“Todo para el pueblo, pero sin el pueblo” era el lema de algunas monarquías absolutistas del siglo XVIII que, aunque adoptaron ciertas medidas demandadas por la población, se negaban a abrir la participación a la ciudadanía.
Y es que el miedo a la participación no es nada nuevo. Suele nacer del temor a que surjan conflictos, a abrir las puertas a procesos complejos o a perder rapidez / eficiencia. Pero, en realidad, esos miedos suelen reflejar una falta de confianza: no se cree en la capacidad de los demás para contribuir de forma valiosa. Superarlos implica dar un paso hacia una organización más madura, basada en la confianza y en el reconocimiento mutuo de capacidades y responsabilidades.
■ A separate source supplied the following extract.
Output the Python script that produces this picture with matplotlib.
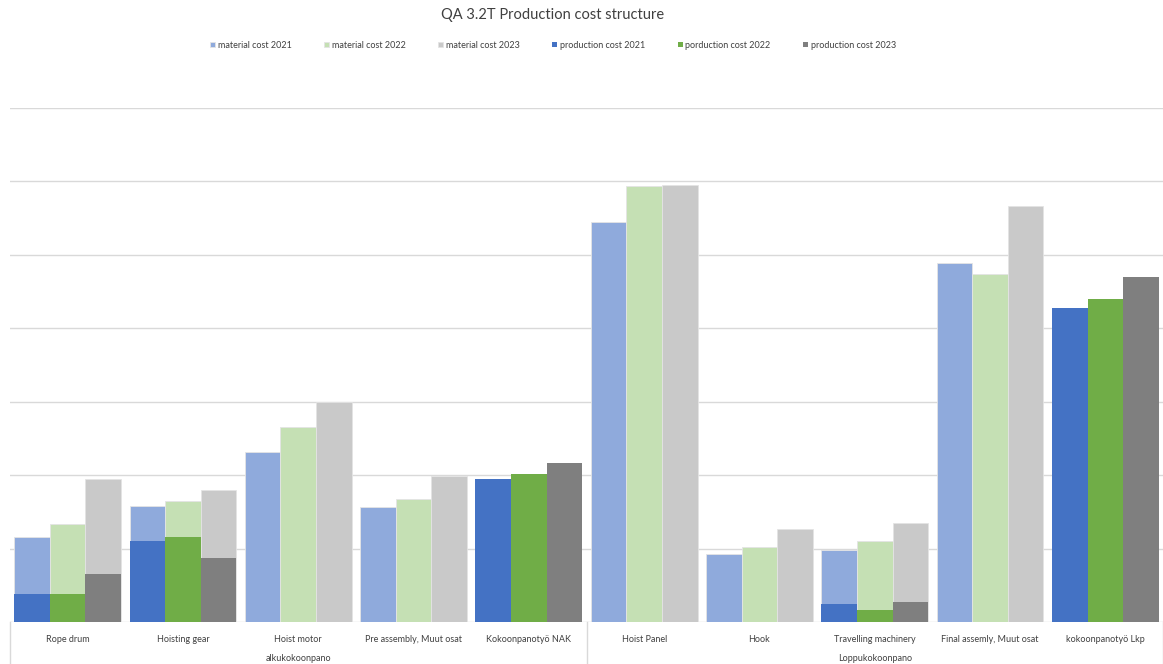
import numpy as np
import matplotlib
matplotlib.use('Agg')
import matplotlib.pyplot as plt
import matplotlib.transforms as mtransforms

plt.rcParams['font.family'] = ['Lato', 'DejaVu Sans']

categories = ['Rope drum', 'Hoisting gear', 'Hoist motor', 'Pre assembly, Muut osat',
              'Kokoonpanotyö NAK', 'Hoist Panel', 'Hook', 'Travelling machinery',
              'Final assemly, Muut osat', 'kokoonpanotyö Lkp']
groups = ['alkukokoonpano', 'Loppukokoonpano']

# values (unit = one gridline step)
material_2021 = [1.16, 1.58, 2.31, 1.56, 0, 5.44, 0.92, 0.98, 4.89, 0]
material_2022 = [1.33, 1.64, 2.66, 1.68, 0, 5.93, 1.02, 1.10, 4.74, 0]
material_2023 = [1.95, 1.79, 2.99, 1.99, 0, 5.95, 1.27, 1.35, 5.66, 0]
production_2021 = [0.38, 1.10, 0, 0, 1.95, 0, 0, 0.25, 0, 4.27]
production_2022 = [0.38, 1.15, 0, 0, 2.01, 0, 0, 0.17, 0, 4.39]
production_2023 = [0.65, 0.87, 0, 0, 2.16, 0, 0, 0.27, 0, 4.70]

mat_colors = ['#8faadc', '#c5e0b4', '#c9c9c9']
prod_colors = ['#4472c4', '#70ad47', '#7f7f7f']

fig = plt.figure(figsize=(11.63, 6.64), dpi=100)
ax = fig.add_axes([10 / 1163, 42 / 664, 1 - 10 / 1163, (664 - 42 - 107.6) / 664])

x = np.arange(len(categories))
w = 0.309
offsets = [-w, 0, w]

mats = [material_2021, material_2022, material_2023]
prods = [production_2021, production_2022, production_2023]
mat_labels = ['material cost 2021', 'material cost 2022', 'material cost 2023']
prod_labels = ['production cost 2021', 'porduction cost 2022', 'production cost 2023']

handles = []
for i in range(3):
    h = ax.bar(x + offsets[i], mats[i], w, color=mat_colors[i], edgecolor='#e4e4e4',
               linewidth=0.6, zorder=2, label=mat_labels[i])
    handles.append(h)
for i in range(3):
    h = ax.bar(x + offsets[i], prods[i], w, color=prod_colors[i], edgecolor='none',
               zorder=3, label=prod_labels[i])
    handles.append(h)

ax.set_xlim(-0.5, len(categories) - 0.5)
ax.set_ylim(0, 7)
ax.set_yticks(np.arange(0, 8))
ax.yaxis.grid(True, color='#d9d9d9', linewidth=1)
ax.set_axisbelow(True)
ax.tick_params(left=False, labelleft=False, bottom=False)
ax.set_xticks(x)
ax.set_xticklabels(categories, fontsize=6.5, color='#404040')
ax.tick_params(axis='x', pad=6)
for s in ax.spines.values():
    s.set_visible(False)

# group labels and separators under the category axis
trans = mtransforms.blended_transform_factory(ax.transData, ax.transAxes)
ax.text(2, -0.07, groups[0], transform=trans, ha='center', va='center',
        fontsize=6.5, color='#404040')
ax.text(7, -0.07, groups[1], transform=trans, ha='center', va='center',
        fontsize=6.5, color='#404040')
for xs in [-0.5, 4.5, 9.5]:
    ax.plot([xs, xs], [0, -0.12], transform=trans, color='#d9d9d9', lw=1, clip_on=False)

fig.suptitle('QA 3.2T Production cost structure', x=553 / 1163, y=1 - 8 / 664,
             va='top', fontsize=10.5, color='#404040')
fig.legend(handles=handles, loc='center', bbox_to_anchor=(553 / 1163, 1 - 45 / 664),
           ncol=6, frameon=False, fontsize=6.5, handlelength=0.55, handleheight=0.55,
           handletextpad=0.3, columnspacing=3.6, labelcolor='#404040')

fig.savefig('out.png', dpi=100)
Como en el caso del despotismo ilustrado, también hoy corremos el riesgo de caer en una participación superficial e instrumental que sirva a modo de lavado de imagen, sin favorecer una participación real. A este fenómeno, cada vez más común, se le empieza a llamar participation-washing.
Este proceso puede ser muy contraproducente, ya que genera una clara sensación de frustración y desconfianza. Frente a esto, la participación verdadera implica algo más profundo: compartir el poder de decidir, influir, transformar.
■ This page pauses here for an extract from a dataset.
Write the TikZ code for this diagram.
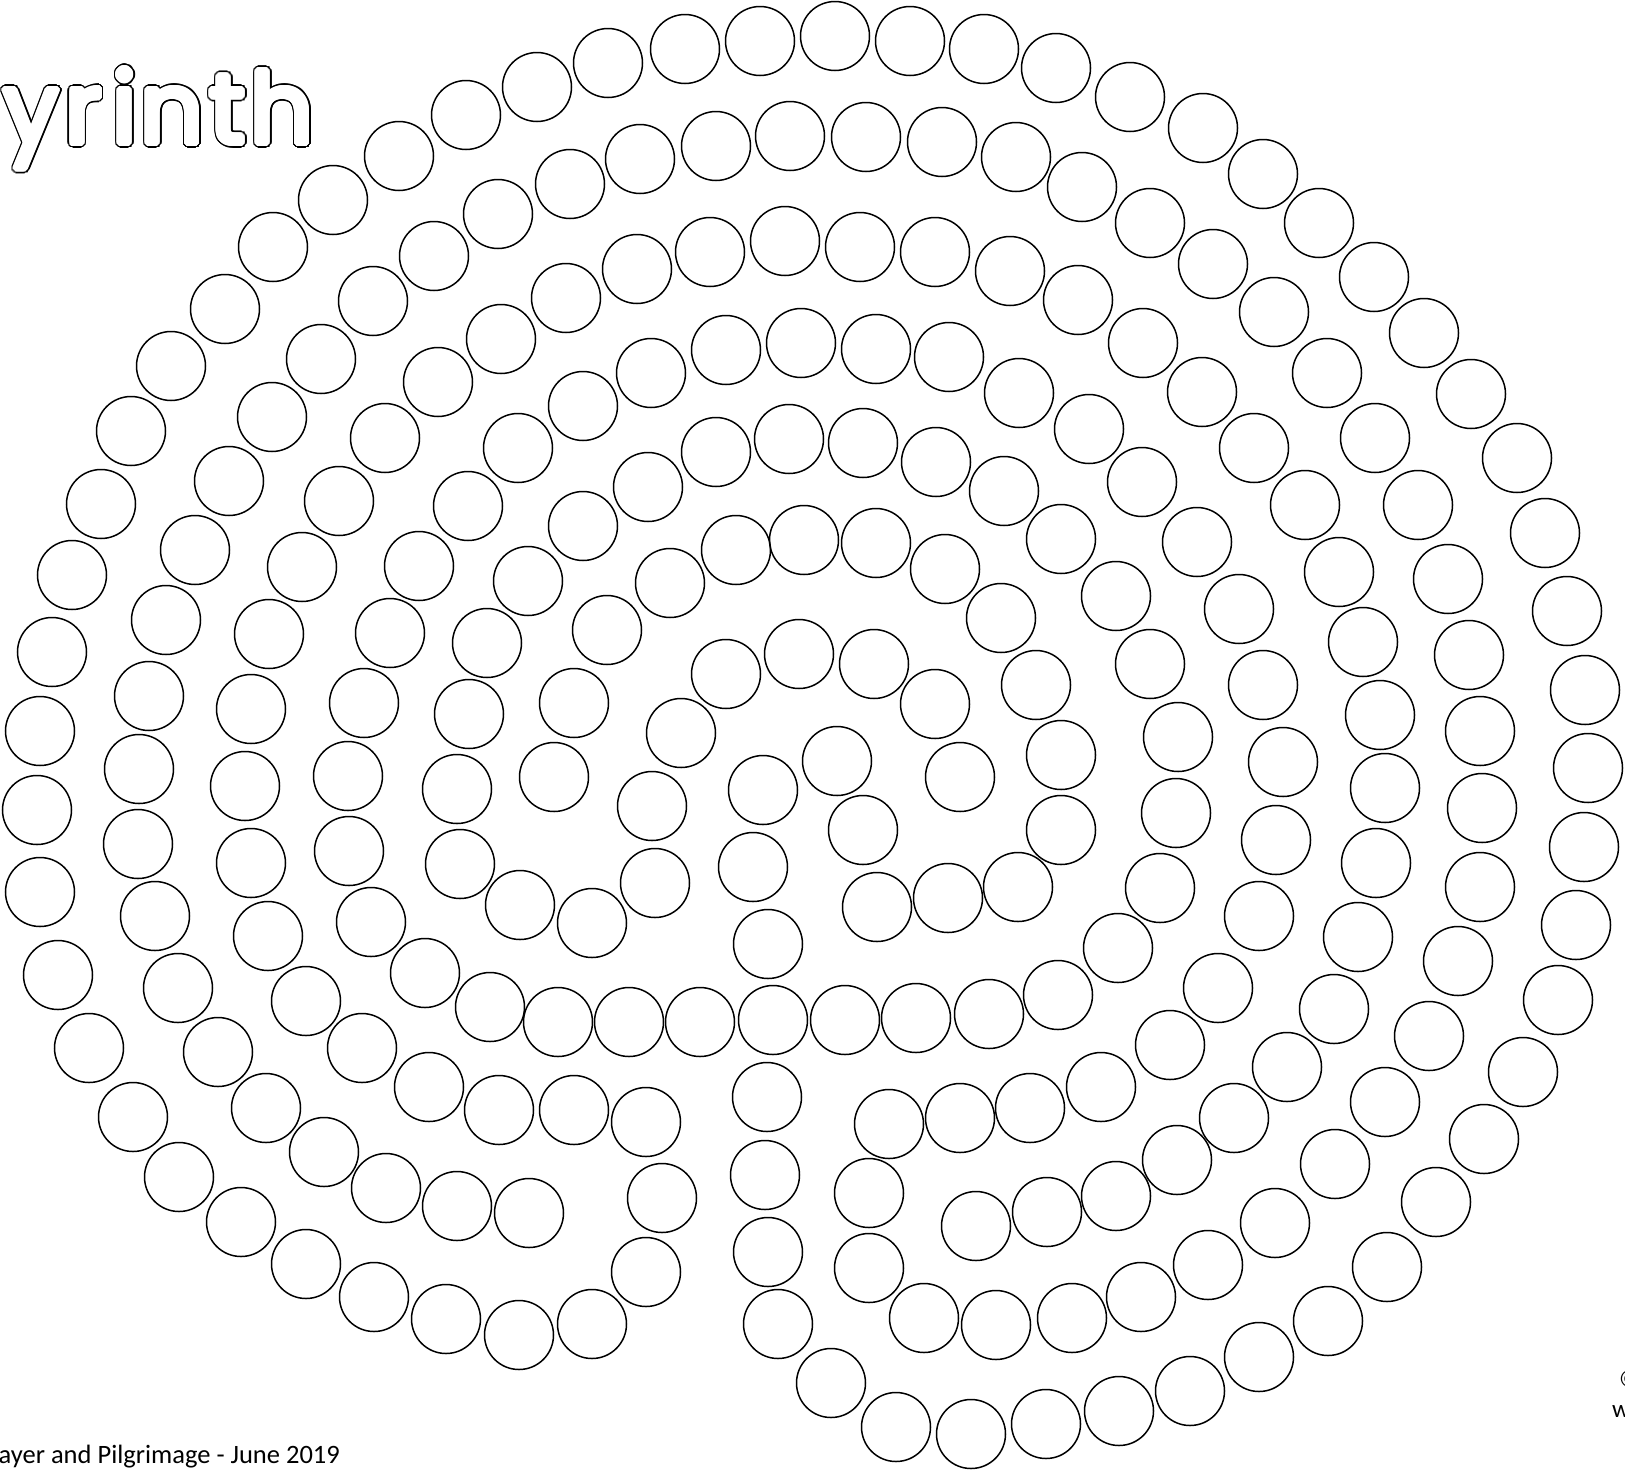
\documentclass[tikz,border=0pt]{standalone}
\usepackage{fontspec}
\setmainfont{Carlito}
\newfontfamily\titlefont{Poppins}
\tikzset{
  ring/.style={draw=black, line width=1.5pt},
  ttl/.style={font=\titlefont\fontsize{98.5}{100}\selectfont, anchor=base west, inner sep=0pt},
  foottext/.style={font=\fontsize{26.5}{29}\selectfont, anchor=base east, inner sep=0pt, text=black},
  edgetext/.style={font=\fontsize{25}{27}\selectfont, anchor=base west, inner sep=0pt, text=black}
}
\begin{document}
\begin{tikzpicture}[x=1pt, y=-1pt]
\fill[white] (0,0) rectangle (1625,1470);
\useasboundingbox (0,0) rectangle (1625,1470);
% stones of the labyrinth
\foreach \x/\y in {
537/87, 466/115, 399/156, 333/200, 273/247, 225/309, 171/366, 131/431,
570/184, 498/214, 434/256, 373/301, 321/359, 272/417, 229/481,
566/298, 501/339, 438/382, 385/438, 518/448,
608/63, 685/49, 760/41, 835/36, 910/41, 984/49, 1056/68,
640/159, 716/146, 790/136, 866/137, 942/142, 1016/157, 1082/187,
637/269, 710/252, 785/241, 860/247, 935/252, 1010/271, 1078/300,
583/406, 651/373, 726/350, 801/343, 876/349, 949/357, 1019/393, 1089/429,
648/487, 716/452, 789/439, 863/443, 936/462, 1004/491,
1130/97, 1203/128, 1263/174, 1319/223, 1374/277, 1424/333, 1471/394, 1517/458,
1150/223, 1213/264, 1274/312, 1327/373, 1375/438, 1418/505,
1143/343, 1202/392, 1254/448, 1305/505, 1142/482,
101/504, 72/575, 52/652, 40/731, 37/810, 40/892, 58/975,
195/550, 166/620, 149/696, 139/769, 138/844, 155/916, 178/988,
339/501, 302/567, 269/634, 251/709, 245/786, 251/863, 268/936, 306/1001,
468/506, 419/566, 390/633, 364/703, 348/776, 349/851, 371/922, 425/973,
528/581, 487/643, 469/714, 457/789, 460/864, 520/905, 490/1007,
583/526, 736/550, 804/540, 876/543, 945/569, 1001/618, 1036/685, 1061/755,
1061/830, 1018/887, 948/898, 877/907, 1061/539,
670/583, 607/630, 574/703, 554/777, 681/733, 726/674, 799/654, 874/664,
935/704, 960/777, 863/830, 837/761, 763/790, 753/867, 768/944, 652/806,
655/883, 592/923,
1197/542, 1545/533, 1116/596, 1239/609, 1339/572, 1448/579, 1567/611,
1150/664, 1263/685, 1363/642, 1469/655, 1585/690, 1178/737, 1283/762,
1380/715, 1480/731, 1588/768, 1176/813, 1276/840, 1385/788, 1482/808,
1584/847, 1160/888, 1259/916, 1376/863, 1480/887, 1576/925, 1118/948,
1358/937, 1458/961,
89/1048, 218/1052, 362/1048, 429/1087, 499/1110, 133/1117, 266/1108,
324/1152, 386/1188, 457/1206, 529/1213, 179/1177, 241/1222, 306/1264,
374/1297, 446/1319, 519/1335,
558/1022, 629/1022, 700/1022, 773/1020, 845/1020, 916/1018, 989/1014, 1058/995,
574/1110, 646/1122, 767/1097, 889/1124, 960/1118, 1030/1108,
662/1198, 765/1175, 869/1193, 976/1226, 1047/1212,
646/1272, 768/1252, 869/1268, 924/1318, 996/1325, 1072/1318, 592/1324,
778/1324, 831/1383, 896/1427, 971/1434, 1046/1424,
1218/988, 1334/1009, 1558/1000, 1170/1045, 1101/1087, 1287/1067, 1429/1036,
1523/1072, 1234/1118, 1385/1102, 1484/1139, 1177/1160, 1116/1196, 1335/1164,
1436/1202, 1275/1223, 1387/1267, 1208/1265, 1141/1297, 1328/1321, 1259/1357,
1190/1391, 1119/1411}
  \draw[ring] (\x,\y) circle[radius=34.5];
% outlined title, letter by letter
\foreach \lx/\lt [count=\i] in {3.5/y, 65/r, 112.5/i, 140.5/n, 209.5/t, 250.5/h} {
  \coordinate (lp\i) at (\lx,143.5);
  \foreach \a in {0,15,...,345}
    \node[ttl, text=black] at ([shift={(\a:4.6)}]lp\i) {\lt};
  \foreach \a in {0,22.5,...,337.5}
    \node[ttl, text=white] at ([shift={(\a:3.2)}]lp\i) {\lt};
  \node[ttl, text=white] (title\i) at (lp\i) {\lt};
}
% footer texts
\node[foottext] (foot) at (340,1463) {ayer and Pilgrimage - June 2019};
\node[edgetext] (copy) at (1619,1387) {©};
\node[edgetext] (web) at (1612,1417) {w};
\end{tikzpicture}
\end{document}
Para entender mejor estos niveles de participación, podemos apoyarnos en el Espectro de Participación de la IAP2 (International Association for Public Participation), que distingue cinco grados de implicación:
- Informar: «Te mantenemos al tanto, pero la decisión ya está tomada.»
- Consultar: «Queremos saber tu opinión, aunque la decisión final no depende de ella.»
- Implicar: «Tus aportaciones serán consideradas y pueden influir en el proceso.»
- Colaborar: «Trabajamos juntos para tomar decisiones y diseñar soluciones.»
- Empoderar: «Confiamos en tu criterio y te damos autonomía y los medios para actuar.»
Cuanto más se avanza en la escala de la participación, más se transforma la organización en una comunidad basada en la confianza y la corresponsabilidad. Las ventajas son claras: mayor cohesión, decisiones más consensuadas, desarrollo de pensamiento crítico y propositivo…
Sin embargo, la realidad de las organizaciones no siempre permite que todas las decisiones se tomen desde el mismo grado de implicación. Hay decisiones que, por su naturaleza o impacto, probablemente deban asumirse desde la dirección. Aun así, incluso en estos casos, es fundamental al menos cumplir con el primero de los escalones: informar. Porque la participación está íntimamente ligada a la transparencia. De lo contrario, la participación corre el riesgo que no se vea como una práctica integrada y coherente, sino como un recurso puntual e instrumentalizado.
Si queremos que la participación sea una verdadera herramienta para mejorar la cultura preventiva, debemos trabajar en dos pilares: claridad y confianza. Claridad, o transparencia, para ser honestos sobre el nivel de participación que ofrecemos. Y confianza para crear espacios reales de toma de decisiones conjunta y para motivar a que las personas se impliquen de verdad.
En las organizaciones donde hay claridad y se confía en las personas, el miedo a la participación se disipa. La participación se convierte entonces en una fortaleza: fomenta la cohesión, activa el compromiso y evita caer en el participation washing, esa falsa apariencia de participación que solo genera frustración y desconfianza. ¿Has escuchado o dicho alguna vez la frase “para qué voy a dar mi opinión si no la tienen en cuenta”?
Algo similar ocurre cuando solo unas pocas voces participan en una organización: las decisiones que se toman son parciales. Solo cuando sumamos percepciones diversas, experiencias distintas y miradas complementarias, podemos comprender mejor la realidad y tomar decisiones más certeras.